Wade and Meredith tended to her medication and hospital visits, gave her every ounce of care and attention they were capable of, and by late afternoon each day were left with nothing, passing the baton to me the moment I stepped in the door after school. I helped her with the schoolwork the district sent home with me each week. Half-watched hours of television went by while fog swept past the windows, sea grass and pounding waves marking every sick, sad minute.
Lonely.
Until one year ago (just as the saga of Kai’s Got Cancer: Year Three! began), I trudged off to the first day of eighth grade, and the tide had turned: Emily moved to town.
Already small, she’d skipped a grade so seemed even littler. Alone and new in Mendocino, easy prey to incessant bullying by jealous classmates for being a year younger but eons smarter, Emily resorted to lunch recess library hiding, too.
“Are you in trouble?” she asked, surveying my pile of books.
“No,” I said. “I’m poor.”
She didn’t care that I couldn’t invite her over, wasn’t embarrassed by my secondhand, ill-fitting pink sweatpants wardrobe. We took a collective breath, she grabbed my hand, and we left the library to brave the schoolyard.
“Nice pants!” mean girls screeched across the tetherball court. I tugged my shirt down over the pink sweats, moved to pull my other hand from Emily’s—she held tight.
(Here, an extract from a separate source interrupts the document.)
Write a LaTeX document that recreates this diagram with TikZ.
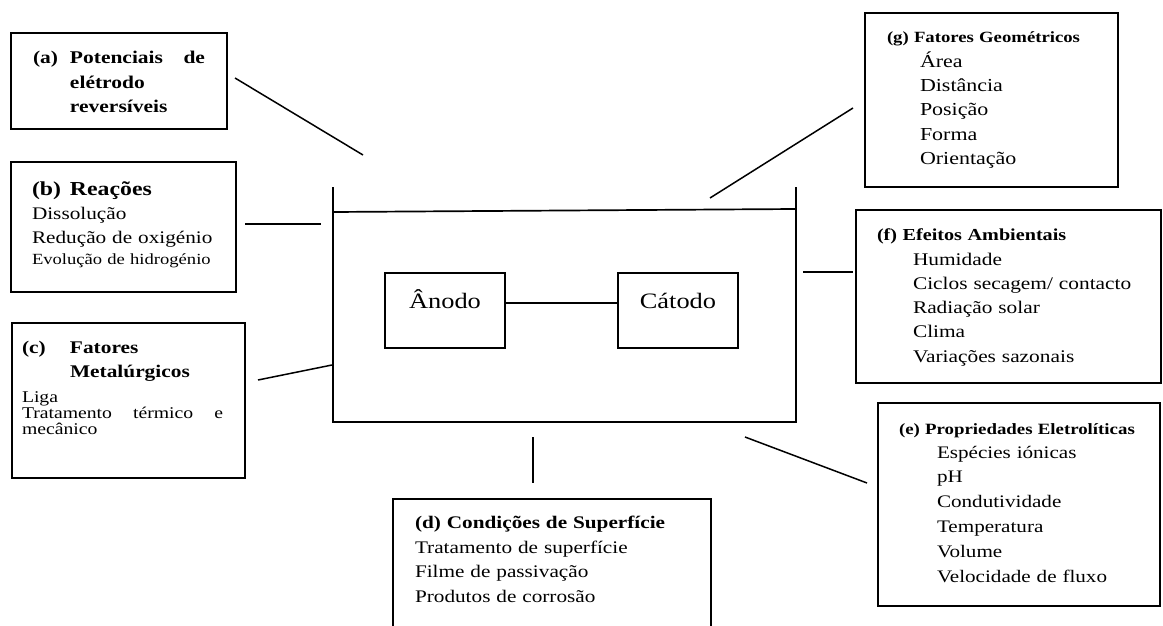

School became a secretly welcome escape from the illness-laden dreariness of our house. Emily showed me tap-dance routines on the smooth cement of the playground; we read books in the stairwell, passed notes in class, and spent every recess sitting on the edge of the grassy soccer field watching crabs skitter in the tide pools below. I wished Kai could be there and was consumed with guilt for the relief I felt, for being happy in Emily’s company.
After a while I stopped resisting Emily’s daily invitations to come over to her house after school. Fear of Kai’s loneliness let me stay only an hour or two each day before I was back at her side, never a word to her about Emily, wet washcloth on Kai’s face, bucket near her mouth. But the gloom didn’t dampen me the same way now.
Emily never knew her dad, who had died before she was born, his whole family far away back East and not interested in her or her nomadic “hippie” mom who kept her own last name, and Emily used it, too, ditching what they referred to as the “very WASPy sounding Martin ” of her dad’s family. No siblings, no cousins, just each other. They moved all the time, and luckily for me had found their most recent stint in San Francisco too expensive. Their rented Mendocino cottage was small, but near enough to walk to school and it was cheerful and tidy and smelled like clean laundry.
Her mom worked as a dental assistant and was often there when we got home from school. Emily and I ate macaroni and did our homework and her mom called me sweetheart. “How is your sister doing, sweetheart? Are your parents okay?” I shrugged and gratefully accepted another cookie. Homemade.
I made up study hall excuses for where I was spending my after-school time. Emily and her mom never met Kai, but they sent me home with brownies for her, wrapped warm in paper towels. Wade and Meredith’s one brief meeting through rolled-down station wagon windows after a class field trip to the Fort Bragg tide pools was the extent of their contact with Emily or her mom, but they were glad for the free babysitting.
Six months ago, once more without warning, Kai’s health swiftly turned. The radiation and the pills gained traction at last; she climbed into a mystifying but definite remission. And almost immediately, maybe just because she could, she started running. Peppering her vocabulary with phrases like sub forty at the five, putting miles between herself and the sickness, daring it to try to keep up.